The three pillars of sustainability create sustainable practices, and their guidelines lead to clearer decision-making:

  1. 1. Environmental sustainability: The environmental pillar focuses on a company's greenhouse gas emissions, reliance on fossil fuels, and depletion of natural resources. Environmental efforts that may court a greener brand image include switching to renewable energy and clearly articulating sustainable development goals. Sustainability efforts might reduce plastic waste by seeking alternative materials or encouraging consumers to recycle or reuse the packaging after opening.
  2. 2. Social sustainability: The social pillar ties to ethical business practices. How nonprofits and businesses treat employees, prioritize human rights, and recruit employees from underrepresented communities can make social impacts.
  3. 3. Economic sustainability: The economic pillar concerns profitability and ensures the company has a sustainable future. Shareholder value, revenue, and growth make up the monetary portion of a corporate sustainability strategy. Sustainable businesses do not put economic growth over the importance of social and environmental sustainability.

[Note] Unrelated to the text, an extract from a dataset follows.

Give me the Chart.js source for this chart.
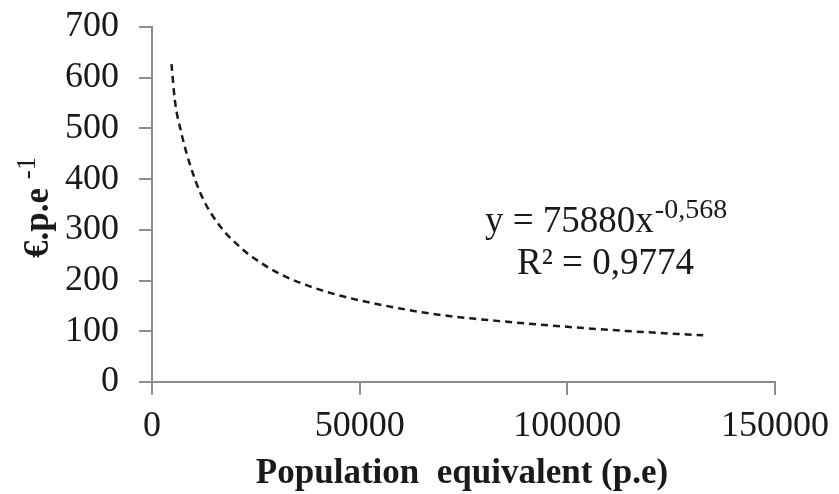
<!DOCTYPE html>
<html>
<head>
<meta charset="utf-8">
<script src="https://cdn.jsdelivr.net/npm/chart.js@4/dist/chart.umd.min.js"></script>
<style>
html,body{margin:0;padding:0;background:#fff;}
#wrap{position:relative;width:839px;height:494px;}
</style>
</head>
<body>
<div id="wrap"><canvas id="c" width="839" height="494"></canvas></div>
<script>
// Data
const popEquivalent = [4700, 5500, 7100, 9100, 12000, 16400, 21200, 24400, 30800, 37200, 44500, 51700, 59700, 66900, 77300, 83800, 98200, 113400, 132700];
const costPerPe     = [627, 556, 490, 430, 366, 307, 266, 245, 213, 191, 172, 158, 145, 135, 125, 120, 110, 101, 92];
const xTicks = [0, 50000, 100000, 150000];
const yTicks = [0, 100, 200, 300, 400, 500, 600, 700];
const xTitle = 'Population  equivalent (p.e)';
const yTitleMain = '€.p.e';
const yTitleSup = '-1';
const eqMain = 'y = 75880x';
const eqSup = '-0,568';
const r2Text = 'R² = 0,9774';

const SERIF = '"Liberation Serif", "Times New Roman", serif';
const AXIS = '#8c8c8c';
const INK = '#1a1a1a';

const titlesPlugin = {
  id: 'titles',
  afterDraw(chart) {
    const ctx = chart.ctx;
    ctx.save();
    ctx.fillStyle = INK;
    ctx.font = 'bold 35px ' + SERIF;
    ctx.textAlign = 'center';
    ctx.textBaseline = 'alphabetic';
    ctx.fillText(xTitle, 462, 483);
    ctx.translate(48, 258);
    ctx.rotate(-Math.PI / 2);
    ctx.textAlign = 'left';
    ctx.font = 'bold 35px ' + SERIF;
    ctx.fillText(yTitleMain, 0, 0);
    const w = ctx.measureText(yTitleMain + ' ').width;
    ctx.font = '27px ' + SERIF;
    ctx.fillText(yTitleSup, w, -13);
    ctx.restore();

    ctx.save();
    ctx.fillStyle = INK;
    ctx.textBaseline = 'alphabetic';
    ctx.textAlign = 'left';
    ctx.font = '37px ' + SERIF;
    ctx.fillText(eqMain, 485, 232);
    const mw = ctx.measureText(eqMain).width;
    ctx.font = '28px ' + SERIF;
    ctx.fillText(eqSup, 485 + mw + 1, 218);
    ctx.font = '37px ' + SERIF;
    ctx.fillText(r2Text, 517, 274);
    ctx.restore();
  }
};

new Chart(document.getElementById('c'), {
  type: 'scatter',
  data: {
    datasets: [{
      data: popEquivalent.map((x, i) => ({x: x, y: costPerPe[i]})),
      showLine: true,
      pointRadius: 0,
      borderColor: INK,
      borderWidth: 2.5,
      borderDash: [7, 5],
      cubicInterpolationMode: 'monotone',
      fill: false
    }]
  },
  options: {
    responsive: false,
    animation: false,
    devicePixelRatio: 1,
    layout: { padding: { left: 0, right: 64, top: 27, bottom: 0 } },
    plugins: { legend: { display: false }, tooltip: { enabled: false } },
    scales: {
      x: {
        type: 'linear',
        min: 0, max: 150000,
        afterBuildTicks(s) { s.ticks = xTicks.map(v => ({value: v})); },
        afterFit(s) { s.height = 112; s.paddingLeft = 0; s.paddingRight = 0; },
        ticks: {
          font: { family: SERIF, size: 36 },
          color: INK,
          padding: 10,
          maxRotation: 0,
          autoSkip: false,
          callback: v => String(v)
        },
        grid: { drawOnChartArea: false, drawTicks: true, tickLength: 13, color: AXIS, lineWidth: 2 },
        border: { color: AXIS, width: 2 }
      },
      y: {
        type: 'linear',
        min: 0, max: 700,
        afterBuildTicks(s) { s.ticks = yTicks.map(v => ({value: v})); },
        afterFit(s) { s.width = 152; s.paddingTop = 0; s.paddingBottom = 0; },
        ticks: {
          font: { family: SERIF, size: 36 },
          color: INK,
          padding: 20,
          autoSkip: false,
          callback: v => String(v)
        },
        grid: { drawOnChartArea: false, drawTicks: true, tickLength: 13, color: AXIS, lineWidth: 2 },
        border: { color: AXIS, width: 2 }
      }
    }
  },
  plugins: [titlesPlugin]
});
</script>
</body>
</html>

4 Principles for Corporate Sustainability

Sustainability goals may encompass some of the following corporate principles:

  1. 1. Transparency: Sustainability reporting is key to openness. Businesses can document and share their energy efficiency and carbon emissions to stay true to goals and be held accountable by consumers and stakeholders alike.
  2. 2. Planning: Corporate sustainability involves goal-setting and looking ahead to economic, social, and environmental data. This involves hiring and training leaders who will positively impact global trade and local communities.
  3. 3. Diversity: Racial, religious, and gender diversity all play into corporate sustainability. Companies that proactively seek out and hire employees underrepresented in a given field help ensure those communities are represented.
  4. 4. Stakeholder engagement: Companies will do well to articulate their sustainability vision clearly and frequently check in and share information with stakeholders, which will make them feel more engaged and a part of a company’s story.

Why Is Corporate Sustainability Important?

Corporate sustainability can benefit companies in many ways, including:

  • Stronger brand loyalty. When companies are transparent about business methods, they increase trustworthiness and provide consumers with a clearer sense of who the company is and what it stands for. Transparency can augment brand loyalty.
  • Better-informed stakeholders. Stakeholders who feel involved in a company will enrich their relationship with it, leading to more significant investments.
  • Greener practices. Environmentally-friendly practices help reduce the impacts of climate change and make companies feel that they are playing a part in the earth’s well-being and leaving behind a safer world for future generations.